Although this paper focuses on the analysis of transport infrastructure, the proposed methodology has broader applications. For example, the identified high-density population zones can be used to optimize emergency response systems by ensuring that rapid response services (police, fire department, ambulance) are located in close proximity to areas with a high population concentration; they can also inform the strategic placement of commercial facilities—targeting locations with stable pedestrian traffic for new shopping centers or business districts—and support the development of environmentally sustainable urban solutions, such as parks, pedestrian zones, and recreational areas in regions with high population activity. Thus, the present study not only confirms the effectiveness of clustering methods in urban mobility analysis but also demonstrates their potential across various areas of urban planning.

This study demonstrates the potential use of modern big data and machine learning methods for analyzing the spatiotemporal dynamics of urban activity. The integration of the DBSCAN algorithm with temporal analysis provided valuable insights into the processes occurring in the urban environment. These results contribute to the advancement of research in geoinformatics and urban studies by offering a scalable methodology that can be applied to other cities and regions. Future research should further integrate machine learning algorithms—such as optimization methods (e.g., ant colony algorithms)—to enhance the planning of transport flows and routes. Another promising direction is the real-time monitoring of traffic flows between clusters, which would improve the accuracy of forecasting transport bottlenecks and congestion zones. Additionally, incorporating social network analysis, IoT device data, and other open sources of information will enable an even more detailed study of population mobility and further improve the accuracy of the results.

5. Conclusions

In this study, we analyzed the spatial aggregation and activity of Almaty’s population using cluster analysis methods. The identified high-activity clusters enabled us to determine key areas that require strategic urban infrastructure planning and traffic management. Moreover, the application of the DBSCAN algorithm demonstrated its effectiveness in identifying stable clusters under conditions of high heterogeneity and noisy data, which is particularly crucial for analyzing the spatiotemporal patterns of urban activity.
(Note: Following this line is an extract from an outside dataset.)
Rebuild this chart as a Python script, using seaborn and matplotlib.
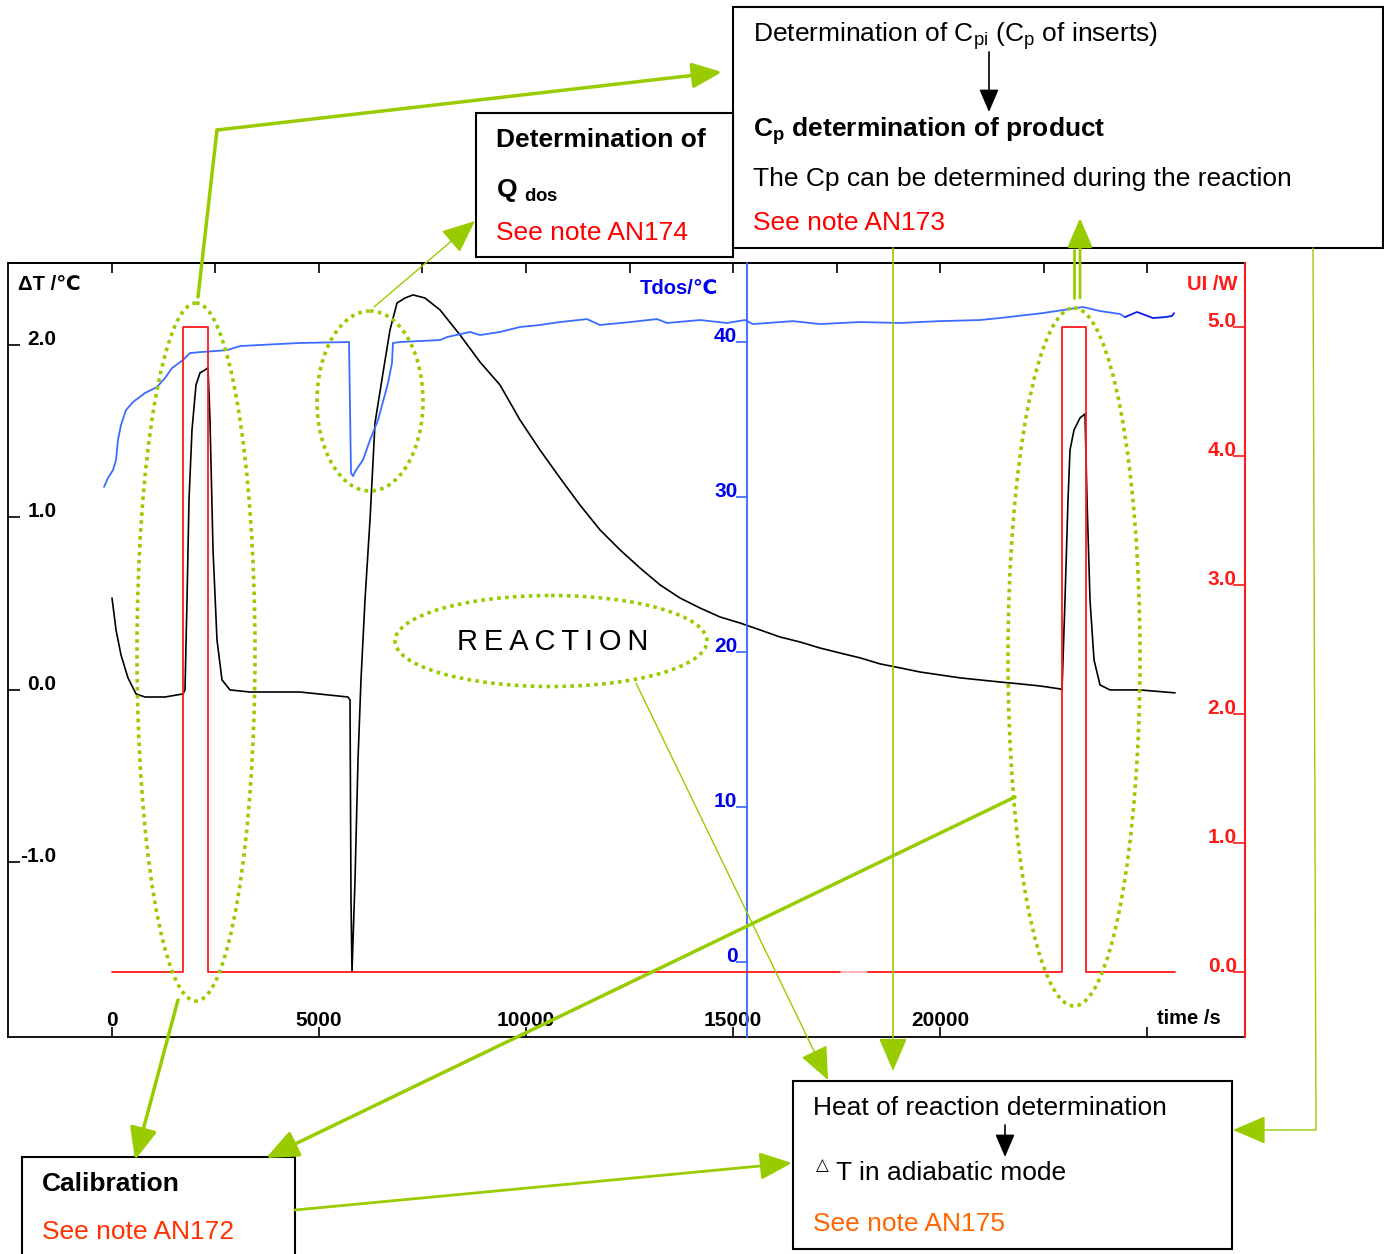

The results obtained have practical significance, particularly in the context of public transport route optimization, urban planning, and sustainable urban development. The analysis revealed an imbalance in the availability of Almaty’s transport infrastructure, underscoring the need to expand the public transport network and optimize routes in congested clusters to achieve a more even distribution of passenger flows. These findings provide a foundation for more effective mobility planning, including adaptive route management and dynamic traffic load control.

Beyond transport optimization, this study demonstrates the potential of clustering methods to address a broader range of urban planning issues. The integration of spatial data and machine learning algorithms enables a more accurate analysis of spatiotemporal population activity, which can be instrumental in developing emergency response strategies, optimizing the placement of commercial facilities, and designing public spaces.

By focusing on population dynamics and the stability of the identified activity zones, this study proposes a systematic approach to analyzing urban infrastructure aimed at improving the availability and quality of urban services. Future research prospects include expanding the dataset by integrating IoT data and implementing real-time analysis to enhance forecasting and decision-making in urban management.